Tuesday, June 15, 2010

Christiania: it's not 'going to pot'

I live in a neighborhood of Copenhagen called Christianshavn, a lovely little area just across Knippelsbro. It's got wonderful restaurants, a funky atmosphere, and of course: Christiania.

Wikipedia provides the following information about Christiania (also known as "Freetown Christiania"), saying it is "a self-proclaimed autonomous neighbourhood of about 850 residents, covering 34 hectares (85 acres) in the borough of Christianshavn . . . From an official point of view, Christiania is regarded as a large commune, but its relation to the authorities has a unique status in being regulated by a special law, the Christiania Law of 1989 which transfers parts of the supervision of the area from the municipality of Copenhagen to the state . . . has been a source of controversy since its creation in a squatted military area in 1971. Its cannabis trade was tolerated by authorities until 2004. Since then, measures for normalising the legal status of the community have led to conflicts, and negotiations are ongoing . . . the community is known as staden ('the town'), short for fristaden ('the freetown')." My point with this post is to prove two things. (1) There is more to Christiania than marijuana. (2) Despite its controversial status, it's actually quite a wonderful place to go for a walk, sit by the lakes, grab a coffee or beer with friends.

Admittedly, upon entering its gates, one must not expect the Upper East Side of New York. Actually, you might want to think more Lower East Side. Wear your Hunter boots or wellies, though, and you'll be just fine; while Christiania is a little bit more grungy than other parts of Copenhagen, it has lots of stuff to do and beautiful areas to just sit and enjoy the day (or night). There are shops with really cool handmade goods (one of my favorites sells iron- and metalworks, and has an area where you can see the workers crafting new things). Loppen hosts tons of concerts and performances, with monthly schedules posted on streets and DONG energy boxes and telephone poles everywhere. Vegetarian cafe Morgenstedet serves big portions of amazing organic food, and Cafe Månefiskeren (one of my personal favorites) is the perfect place to grab coffee on a Sunday morning--plus, they have unbelievable brunch (and I'm serious about my brunching). Spiseloppen is Christiania's 'fancy' restaurant. It's actually the ideal place to take one's parents. First, freak them out a little bit by saying, "Let's go to Christiania." Then enter the old, warehouse-esque building that houses Spiseloppen. And when you enter the place and they see it is, in fact, a pretty restaurant with delicious food, their nerves will be calmed and stomachs full. You'll be the favorite child for at least three days.

Here, then, are some pictures I've taken in Christiania. Enjoy, and if you're in Copenhagen, don't skip this "free state" just because of its too-cool-for-school reputation. Like most good things in life, there's more to Christiania than meets the eye.

The 'official' entrance to Christiania, on Prinsessegade in Christianshavn.
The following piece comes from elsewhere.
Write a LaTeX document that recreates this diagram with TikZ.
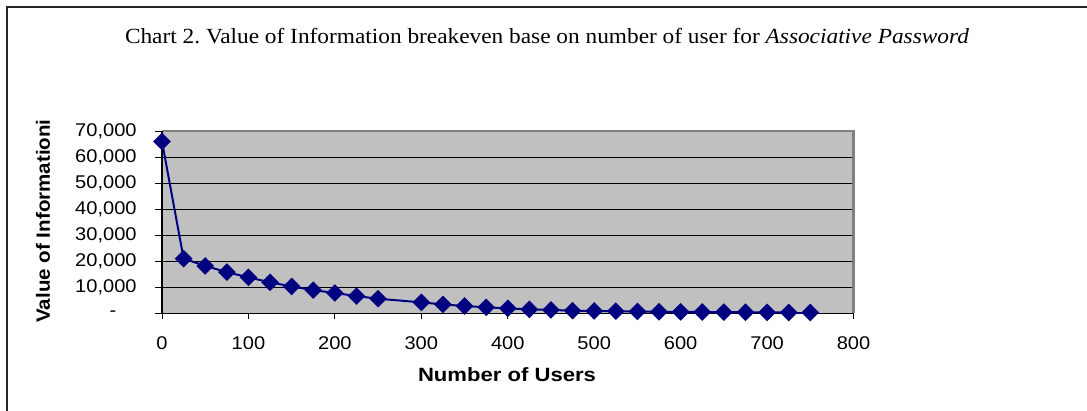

Christiania is full of art--on the walls bordering the free community; as entryways to a new area; placed sporadically around the town. Keep your eyes open while walking through...there's a ton of stuff worth seeing.

Yes, Christiania might be a little dirty, a little bit hippie hippie shake. But even the garbage is happy to see you.

About two blocks before the 'official' entrance on Prinsessegade, you can enter through a side path and see this mural. And then you can go to one of my favorite little cafes, Månefiskeren (which means Moonfisher; if you go, notice the wonderful crescent-shaped candleholders placed on each table, which I've contemplated ordering along with my latte on more than one occasion).

Upon leaving the free state of Christiania, you will see this sign. Think about that: For a couple of hours or so, you kind of left the EU. Pretty sweet. And all without having to confront any fear of flying.